Eli Cohen (1924–1965), one of Israel’s most celebrated spies, infiltrated the top ranks of Syria’s political and military establishment under the false identity of Kamel Amin Thaabet. From within Damascus, he transmitted critical intelligence about Syrian military deployments, including defensive networks overlooking the Golan Heights. In 1965, his cover was exposed, and he was captured and executed by hanging in the Syrian capital.
In May, Syria transferred several of Cohen’s personal effects back to Israel—a gesture that, according to a Reuters report, was seen as a deliberate move to show goodwill toward US President Donald Trump and to lay the groundwork for potential diplomatic engagement with Israel.
In a separate but related operation, the Mossad and Israel’s Strategic Intelligence Service succeeded in retrieving the official Syrian intelligence archive documenting Cohen’s espionage work.
The covert mission, carried out around the 60th anniversary of Cohen’s execution, is regarded as one of Israel’s most delicate and complex intelligence undertakings in recent years. The recovered materials had been safeguarded by Syrian security agencies for decades, hidden away from public knowledge.

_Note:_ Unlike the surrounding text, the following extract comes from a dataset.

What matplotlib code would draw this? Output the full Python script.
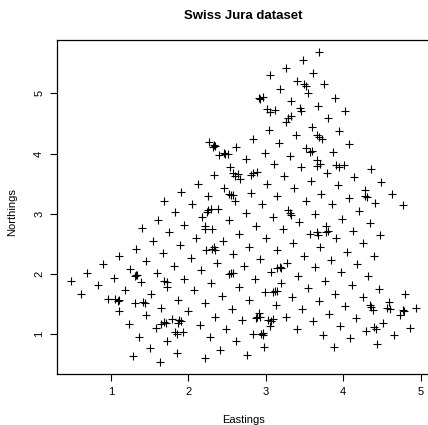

Among the recovered possessions was Cohen’s handwritten will, composed just hours before his execution, along with personal items confiscated from his home after his arrest.
The archive consisted of approximately 2,500 pieces—documents, audio recordings, photographs, correspondence, and journals—many of which were made public for the first time. Collectively, they provide an extensive chronicle of Cohen’s intelligence-gathering activities and his subsequent interrogation by Syrian authorities.